Hi @mmagithub I was able to reproduce your error. I added the line "class_number":4 to your NN config dict and was able to successfully train a model:

train_config_NN = {
"verbose": "True",
"system": "LC",
"lc_account": 'None',
"datastore": "False",
"save_results": "False",
"data_owner": "username",
"prediction_type": "classification",
"dataset_key": "./data_ready_to_model.csv",
"id_col": compound_id,
"smiles_col": smiles_col,
"response_cols": response_col,
"previously_split": "False",
"split_only": "False",
"featurizer": "ecfp",
"model_type": "NN",
"verbose": "True",
"transformers": "True",
'max_epochs': '70',
"result_dir": "./content/NN",
"splitter": "scaffold",
"split_valid_frac": "0.15",
"split_test_frac": "0.15",
"class_number":4
}
mmagithub commented 2 years ago

Interesting, thanks paulsonac.

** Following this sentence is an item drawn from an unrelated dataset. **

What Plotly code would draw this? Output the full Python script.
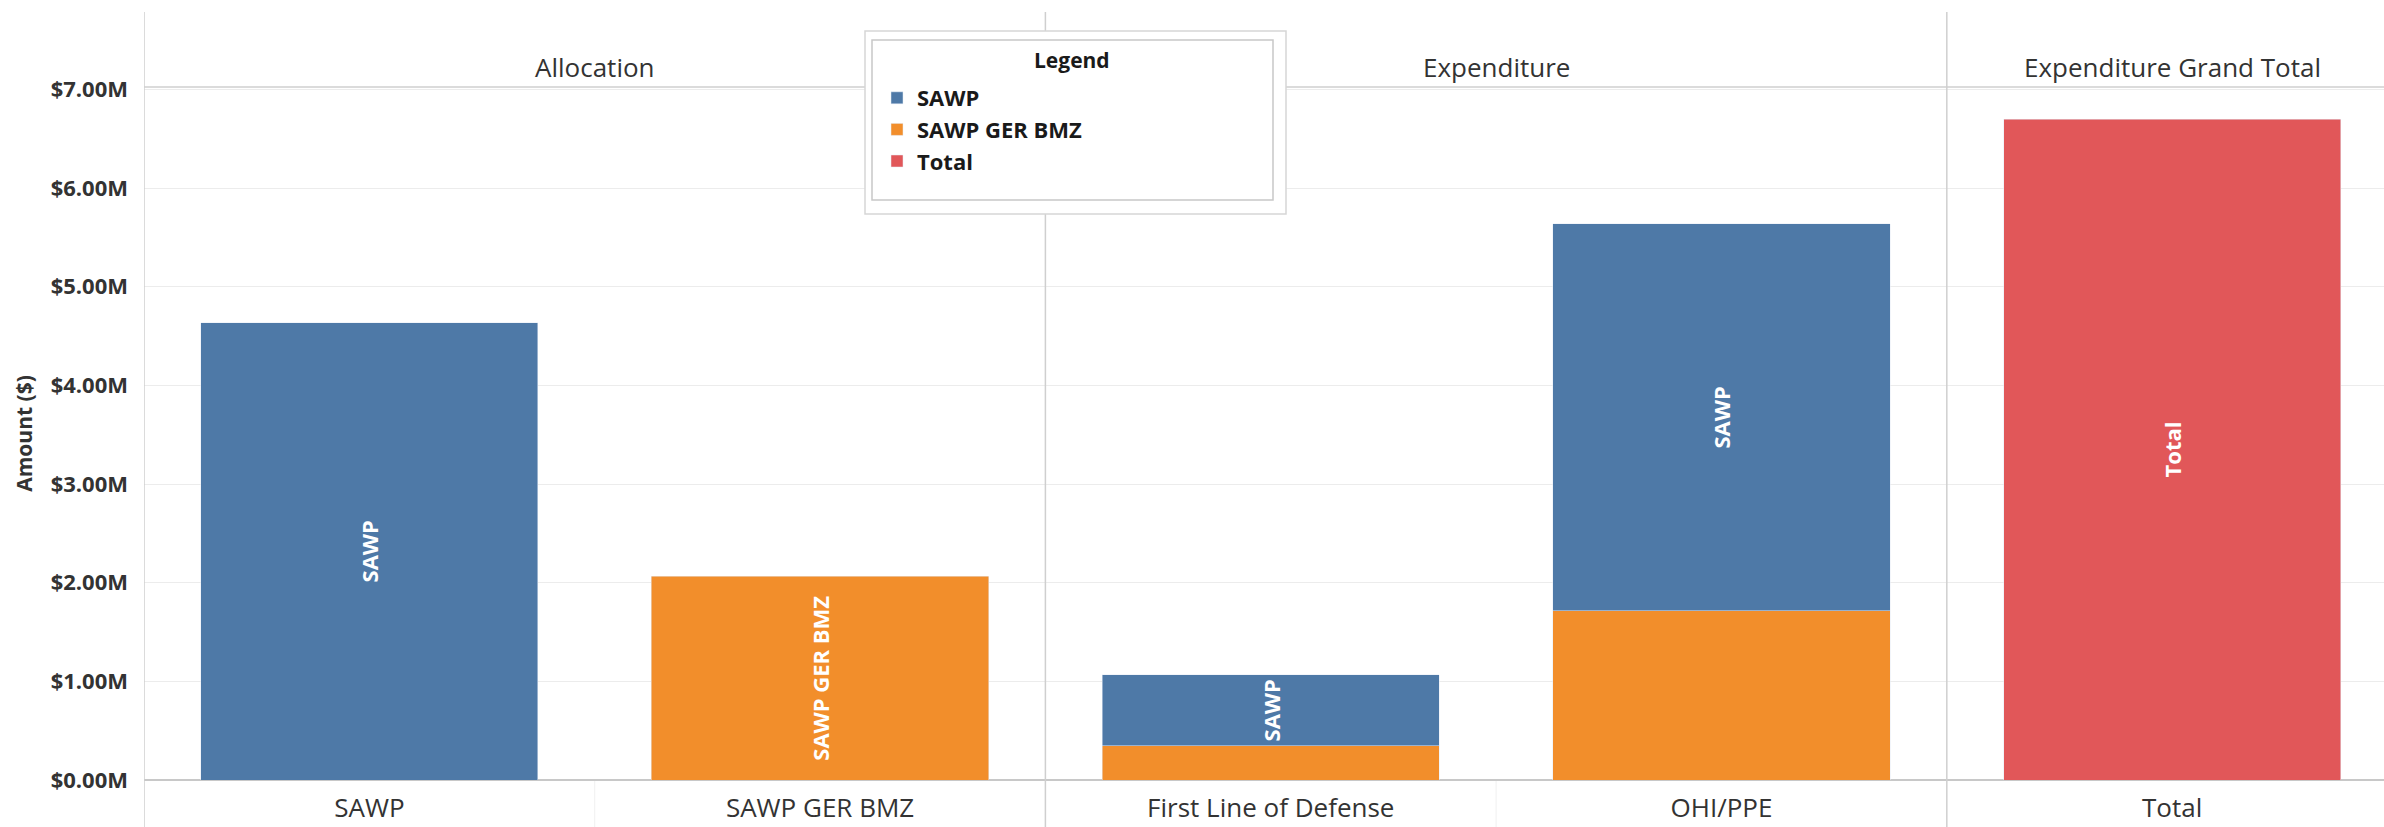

Now do the resulting performance measures will do make sense, auc-roc, Fscores, MCC scores, etc or the way it is implemented right now will make it correct only for binary classification problems?

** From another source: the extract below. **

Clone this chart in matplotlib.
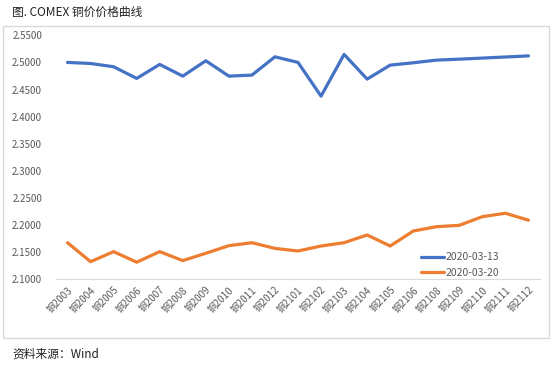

paulsonak commented 2 years ago

It looks like they should all be calculated correctly, with the exception of negative predictive value which is only defined for binary models. See here for the code that calculates the scores. I checked with some models based on your code and it looks reasonable, npv is indeed not calculated.

image

Let us know if you have more questions!

mmagithub commented 2 years ago

did you manage to run the NN code till the end, I got a checkpoint read error with this config. I posted a new thread.